None of this is guaranteed to spark a revolution, but it has better odds than doing nothing. Indeed, these efforts should have begun years ago. Instead, we've waited for centrifuges to start spinning at Natanz. The sad consequence of that delay — and the world's indifference — has been to make military action against Iran much likelier. The U.N. Security Council's resolve to confront Iran looked serious for all of 15 minutes. Then China and Russia made it clear they'd block any resolute move to punish Iranian intransigence. There is talk of America's joining the EU-3 in targeted economic sanctions, but these would almost surely be ineffective. Not only does Iran's wealth come from oil — which no importing country is ascetic enough to deny itself — but there is no clear precedent of sanctions' having reformed a regime that already perceived itself as the enemy of those doing the sanctioning. The most likely consequence of sanctions would be to tie our hands and stop us from taking effective measures.

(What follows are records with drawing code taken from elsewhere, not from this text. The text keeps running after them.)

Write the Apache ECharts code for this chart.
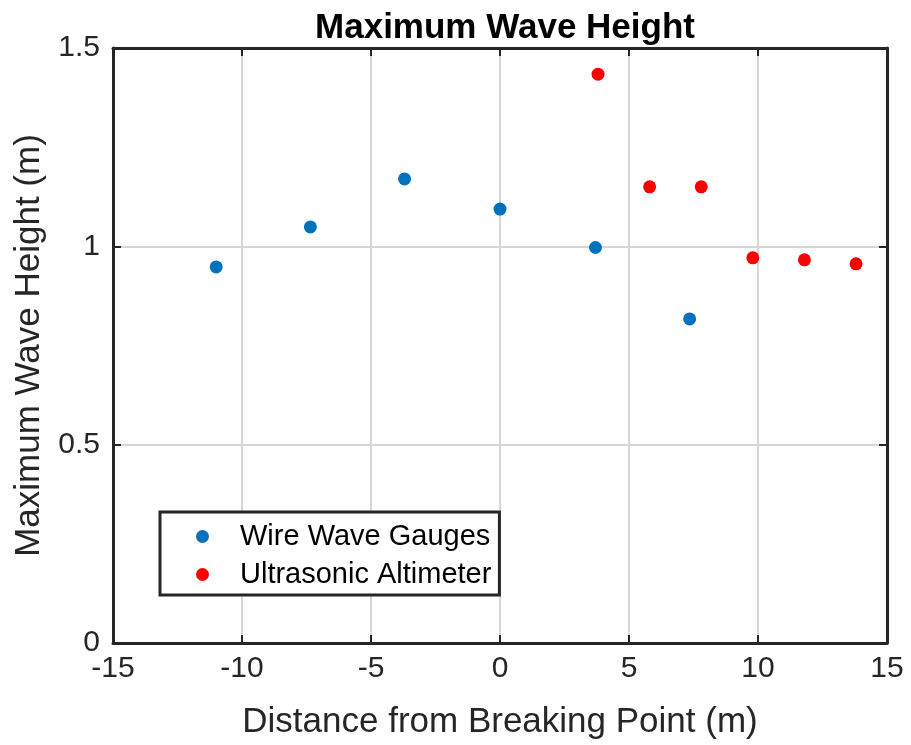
<!DOCTYPE html>
<html><head><meta charset="utf-8">
<script src="https://cdn.jsdelivr.net/npm/echarts@6/dist/echarts.min.js"></script>
<style>html,body{margin:0;padding:0;background:#fff}#c{width:911px;height:745px}</style>
</head><body><div id="c"></div>
<script>
var titleText = 'Maximum Wave Height';
var xName = 'Distance from Breaking Point (m)';
var yName = 'Maximum Wave Height (m)';
var wireX = [-11.0, -7.35, -3.7, 0.0, 3.7, 7.35];
var wireY = [0.948, 1.049, 1.170, 1.094, 0.997, 0.817];
var altX = [3.8, 5.8, 7.8, 9.8, 11.8, 13.8];
var altY = [1.434, 1.150, 1.150, 0.971, 0.966, 0.956];
var seriesNames = ['Wire Wave Gauges', 'Ultrasonic Altimeter'];

function pairs(xs, ys){ return xs.map(function(x,i){return [x, ys[i]];}); }
var font = 'Liberation Sans, Arial, sans-serif';
var dark = '#262626';
var tick = {show:true,inside:true,length:8,lineStyle:{color:dark,width:2}};
var line = {show:true,onZero:false,lineStyle:{color:dark,width:3}};
var chart = echarts.init(document.getElementById('c'));
chart.setOption({
  animation:false,
  backgroundColor:'#fff',
  title:{text:titleText,left:500,top:6,textAlign:'center',textStyle:{fontFamily:font,fontWeight:'bold',fontSize:35,color:'#000'}},
  grid:{left:113,right:24,top:48,bottom:102,show:false,containLabel:false,outerBoundsMode:'none'},
  legend:{left:160,top:512,orient:'vertical',itemGap:9,padding:[10,8,6,36],borderColor:dark,borderWidth:3,backgroundColor:'#fff',
    icon:'circle',itemWidth:13,itemHeight:13,textStyle:{fontFamily:font,fontSize:29,color:'#000',padding:[0,0,0,26]},data:seriesNames},
  xAxis:[{type:'value',min:-15,max:15,interval:5,name:xName,nameLocation:'middle',nameGap:62,
    nameTextStyle:{fontFamily:font,fontSize:35,color:dark},
    axisLine:line,axisTick:tick,
    axisLabel:{fontFamily:font,fontSize:30,color:dark,margin:11},
    splitLine:{show:true,lineStyle:{color:'#d6d6d6',width:2}}},
    {type:'value',position:'top',min:-15,max:15,interval:5,axisLine:line,axisTick:tick,axisLabel:{show:false},splitLine:{show:false}}],
  yAxis:[{type:'value',min:0,max:1.5,interval:0.5,name:yName,nameLocation:'middle',nameGap:66,
    nameTextStyle:{fontFamily:font,fontSize:35,color:dark},
    axisLine:line,axisTick:tick,
    axisLabel:{fontFamily:font,fontSize:30,color:dark,margin:13,formatter:function(v){return String(v);}},
    splitLine:{show:true,lineStyle:{color:'#d6d6d6',width:2}}},
    {type:'value',position:'right',min:0,max:1.5,interval:0.5,axisLine:line,axisTick:tick,axisLabel:{show:false},splitLine:{show:false}}],
  series:[
    {name:seriesNames[0],type:'scatter',symbol:'circle',symbolSize:13,itemStyle:{color:'#0072BD',opacity:1},data:pairs(wireX,wireY),z:3},
    {name:seriesNames[1],type:'scatter',symbol:'circle',symbolSize:13,itemStyle:{color:'#FF0000',opacity:1},data:pairs(altX,altY),z:3}
  ]
});
</script></body></html>
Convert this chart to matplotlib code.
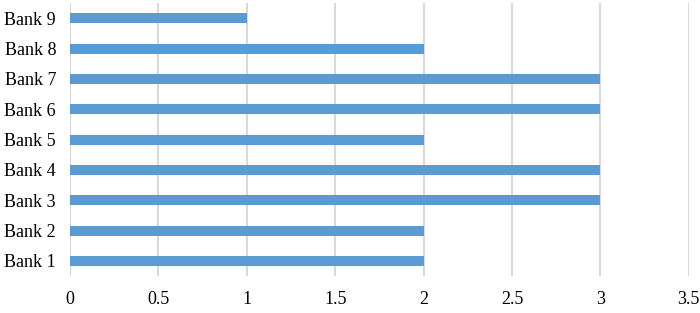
import matplotlib
matplotlib.use("Agg")
import matplotlib.pyplot as plt

banks = ["Bank 1", "Bank 2", "Bank 3", "Bank 4", "Bank 5", "Bank 6", "Bank 7", "Bank 8", "Bank 9"]
values = [2, 2, 3, 3, 2, 3, 3, 2, 1]
xticks = [0, 0.5, 1, 1.5, 2, 2.5, 3, 3.5]
xtick_labels = ["0", "0.5", "1", "1.5", "2", "2.5", "3", "3.5"]

plt.rcParams['font.family'] = ['Liberation Serif', 'DejaVu Serif']

fig = plt.figure(figsize=(7.0, 3.13), dpi=100)
ax = fig.add_axes([0.1, 0.118, 0.884, 0.872])

ax.barh(range(len(banks)), values, height=0.33, color="#5B9BD5", zorder=3)
ax.set_ylim(-0.5, len(banks) - 0.5)
ax.set_xlim(0, 3.5)
ax.set_xticks(xticks)
ax.set_xticklabels(xtick_labels)
ax.set_yticks(range(len(banks)))
ax.set_yticklabels(banks)
ax.grid(axis="x", color="#D9D9D9", linewidth=1.5, zorder=0)
ax.grid(axis="y", visible=False)
for s in ax.spines.values():
    s.set_visible(False)
ax.tick_params(axis="both", length=0, labelsize=13, colors="black")
ax.tick_params(axis="x", pad=11)
ax.tick_params(axis="y", pad=10)

fig.savefig("out.png", dpi=100)
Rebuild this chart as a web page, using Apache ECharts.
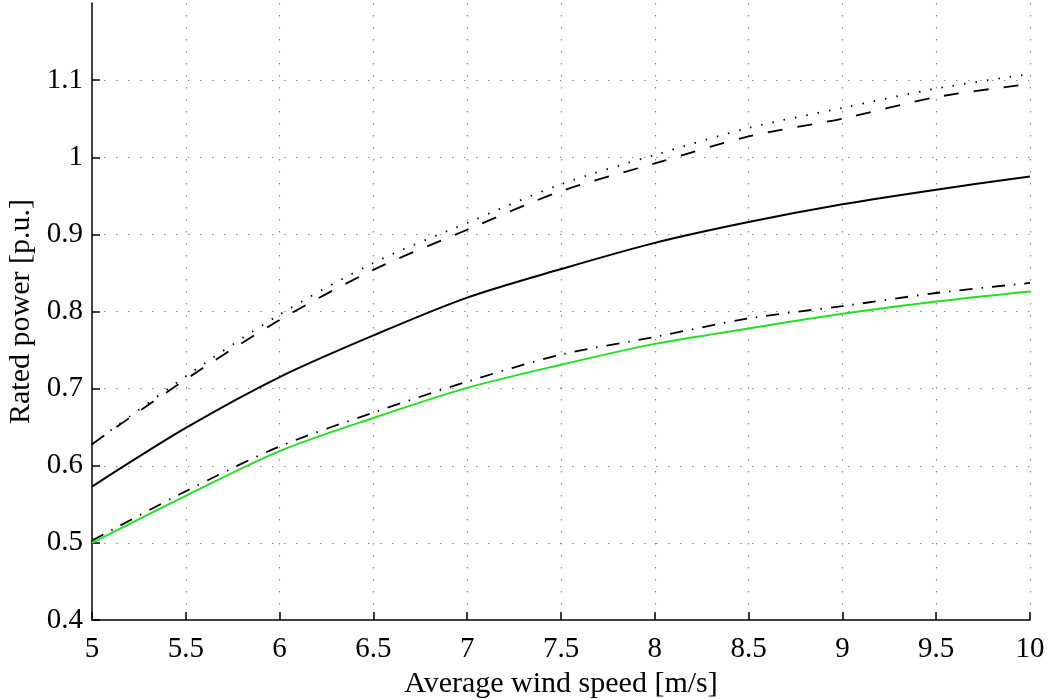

That leaves air strikes. We know where the nuclear facilities are; we have the means to target them; and we should not hesitate to do so if we reach a point where there is no other way to thwart the mullahs' atomic ambitions. While a massive bombing campaign can't stop Iran from eventually building nukes, it would delay that outcome by several years. But then what? If the mullahs stay in power, all that will change is the intensity of their lust for a bomb and the brazenness with which they export terror. Any air campaign should therefore be coupled with aggressive and persistent efforts to topple the regime from within. Accordingly, it should hit not just the nuclear facilities, but also the symbols of state oppression: the intelligence ministry, the headquarters of the Revolutionary Guard, the guard towers of the notorious Evin Prison.

Make no mistake: This is not a good option. Iran would probably retaliate with terrorist attacks against U.S. interests around the world, as well as aggressive efforts to destabilize Iraq. But the alternative — letting the mullahs go nuclear — is incalculably worse. For a quarter-century those mullahs have been fighting an undeclared war against the West with the only weapons they had: terrorism and a poisonous ideology. For a quarter-century we have failed to respond. They now stand on the brink of getting a new weapon — and this one will let them threaten the incineration of millions of infidels at the push of a button. Is this something that we — that anyone — should be willing to live with?